Oh, and you'll have even more fun when you get to the parroty bits, except for the odd errors. (Make space in your schedule and mark that calendar!)
And now you get answers to almost all of your bullets.
Perl 6 will definitely make it possible for programmers to define new contexts. That probably comes from attaching a trait to a class that says "expecting this class means expecting this context". Since the grammar being mutable is a fundamental part of the language, adding parse rules for a context wouldn't be an uncommon thing to do.
You have no idea how nice junctions are until you've used them (Damian's Quantum::Superpositions implements the funtionality). Associating the type with the junction allows you to do things like:
if $x == 1 | 2 | 3 { ... }
Which reads like the wind. As Damian pointed out, any() is the equivalent of a formal mathematical set.

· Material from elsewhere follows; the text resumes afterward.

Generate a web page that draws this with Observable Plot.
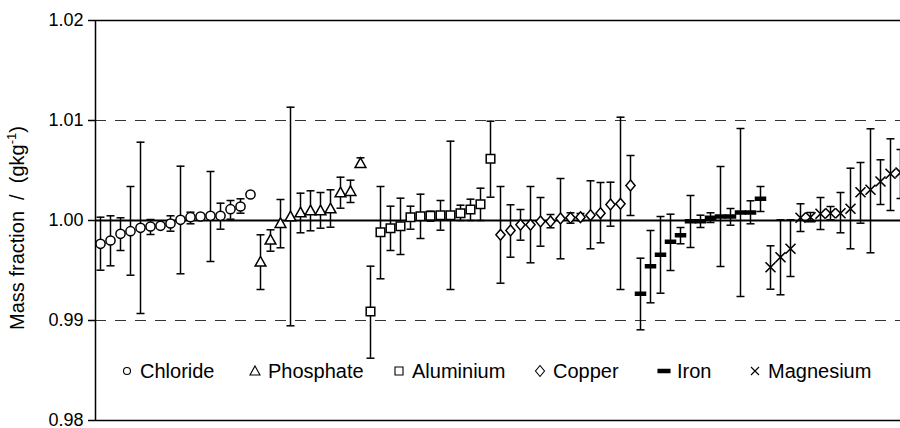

You've probably read this bit already, but $_ is just the most compact way to refer to variables in closures. You can make parameterized closures like this:
-> $x {...}
or, as before, like this:
sub ($x) {...}
$_ is just so you can make nice, concise closures like { split }.
As one of my epiphanies on perl6-language, I showed a way to implement a hypothetical function call in pure perl 6. It handled all objects with an UNDO method. Considering this and the fact that Parrot has event support, I suspect it won't be long after Perl 6's release that
use Transactions;
is on the CPAN.
I get the impression that "+" and "?" are staying.
One of the main decisions that impressed the hell out of me is the pervasiveness of $_ as the topic. It keeps you from having to name variables that don't need names, like each element of a list in a for loop. Names are hard to think of, and many times harder to read than just saying "it".